Monitoring Validation Loss#
import seaborn as sns
import matplotlib.pyplot as plt
import pandas as pd
df_val = pd.DataFrame(model.val_losses)
df_val["Iteration"] = df_val.index
fig, ax = plt.subplots(figsize=(10, 6))
sns.lineplot(x="Iteration", y="loss", data=df_val, label="Validation Loss", ax=ax)
ax.set_title("Validation Loss Over Time")

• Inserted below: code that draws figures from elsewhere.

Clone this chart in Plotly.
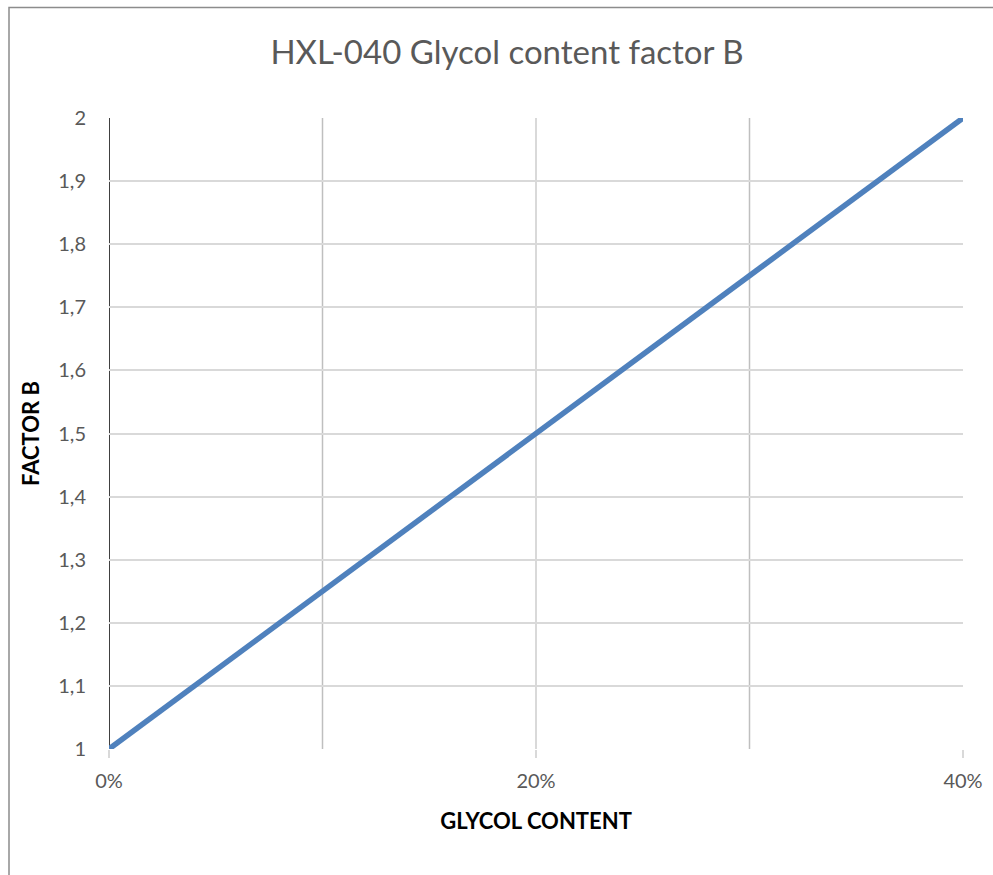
import plotly.graph_objects as go

# Glycol content (fraction) and the matching correction factor B
glycol_content = [0.0, 0.40]
factor_b = [1.0, 2.0]

x_tick_vals = [0.0, 0.2, 0.4]
y_tick_vals = [1.0, 1.1, 1.2, 1.3, 1.4, 1.5, 1.6, 1.7, 1.8, 1.9, 2.0]
dark_grid_x = [0.1, 0.3]

W, H = 993, 875
L, R, T, B = 109, 30, 118, 126
pw, ph = W - L - R, H - T - B

def px_to_paper_x(px):
    return (px - L) / pw

def py_to_paper_y(py):
    return (H - B - py) / ph

font_family = "Lato, 'Open Sans', sans-serif"

fig = go.Figure()
fig.add_trace(go.Scatter(
    x=glycol_content, y=factor_b, mode="lines",
    line=dict(color="#4F81BD", width=5.5),
    showlegend=False, hoverinfo="skip",
))

shapes = []
# darker vertical gridlines at 10% and 30%
for xv in dark_grid_x:
    shapes.append(dict(type="line", xref="x", yref="y", x0=xv, x1=xv, y0=1.0, y1=2.0,
                       line=dict(color="#BFBFBF", width=1.5), layer="below"))
# left axis line
shapes.append(dict(type="line", xref="x", yref="y", x0=0, x1=0, y0=1.0, y1=2.0,
                   line=dict(color="#000000", width=1.5), layer="below"))
# outer chart border
shapes.append(dict(type="rect", xref="paper", yref="paper",
                   x0=px_to_paper_x(9), x1=px_to_paper_x(1010),
                   y0=py_to_paper_y(900), y1=py_to_paper_y(7.5),
                   line=dict(color="#8C8C8C", width=1.5), fillcolor="rgba(0,0,0,0)"))

fig.update_layout(
    width=W, height=H,
    margin=dict(l=L, r=R, t=T, b=B),
    paper_bgcolor="white", plot_bgcolor="white",
    separators=",.",
    font=dict(family=font_family, color="#595959", size=20),
    title=dict(text="HXL-040 Glycol content factor B", x=507 / W,
               xanchor="center", y=1 - 52 / H, yanchor="middle",
               font=dict(size=33, color="#595959", family=font_family)),
    xaxis=dict(range=[0, 0.4], tickvals=x_tick_vals, tickformat=".0%",
               automargin=False,
               showgrid=True, gridcolor="#D9D9D9", gridwidth=1.5,
               zeroline=False, showline=False, ticks="outside", ticklen=8,
               tickcolor="#D9D9D9", tickwidth=1.5, ticklabelstandoff=6,
               tickfont=dict(size=20, color="#595959"),
               title=dict(text="<b>GLYCOL CONTENT</b>", standoff=22,
                          font=dict(size=22, color="#000000"))),
    yaxis=dict(range=[1, 2], tickvals=y_tick_vals,
               automargin=False,
               showgrid=True, gridcolor="#D9D9D9", gridwidth=1.5,
               zeroline=False, showline=False, ticks="", ticklabelstandoff=22,
               tickfont=dict(size=20, color="#595959"),
               title=dict(text="<b>FACTOR B</b>", standoff=12,
                          font=dict(size=22, color="#000000"))),
    shapes=shapes,
)

fig.write_html("out.html")
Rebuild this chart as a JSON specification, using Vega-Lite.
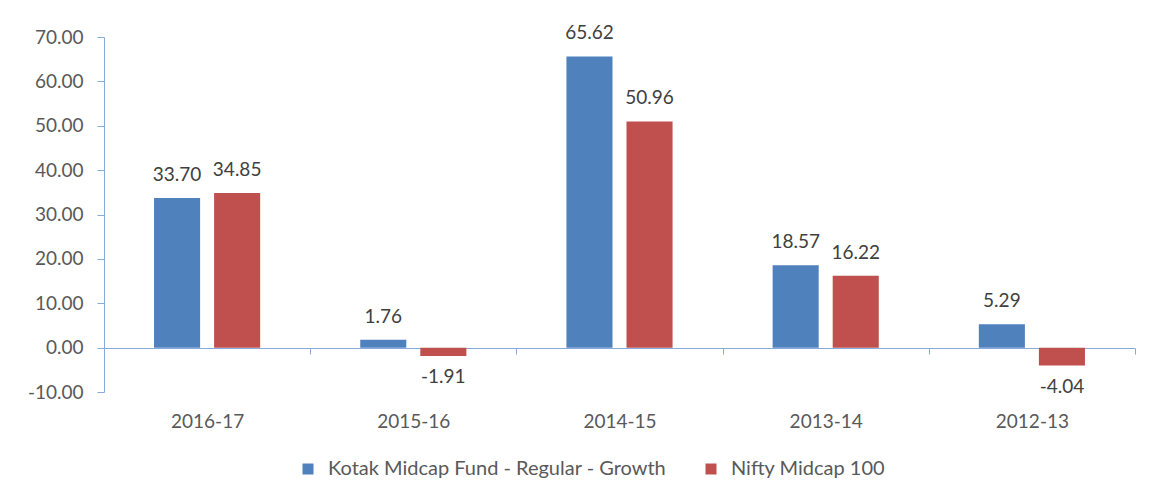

ax.set_xlabel("Iteration")
ax.set_ylabel("Loss")
plt.show()
Testing#
trainer.test(model, data_module)
Observe the final test loss and test accuracy. Even this simple LeNet-1 inspired model often achieves high accuracy on MNIST—demonstrating how effective early CNN architectures can be.
Reflection and Exercises#
Experiment:
Vary the learning rate and batch size to see how training dynamics change.
Replace
tanh
activation withReLU
orSigmoid
and compare performance.
Visual Inspection:
Hand-draw a digit (e.g., using a graphics tool) and see whether the model correctly classifies it. If it fails, hypothesize why (differences in stroke thickness, image alignment, etc.).
Architectural Tweaks:
Try adding an additional convolutional layer or using different pooling strategies (like max pooling) to see if you can improve accuracy.
Note
Real-world Application: LeNet’s core ideas are still used in modern banking systems to read checks automatically. Its principle of learning features from raw data underpins almost all modern deep-learning-based image classification systems.
Further Reading#
Summary#
In summary, LeNet [1] and LeNet-5 [2] formed the basis for convolutional networks that learn directly from data. By incorporating convolution, subsampling, sparse connectivity, and end-to-end training, LeNet demonstrated how networks can autonomously discover robust representations—laying the groundwork for today’s deep learning revolution.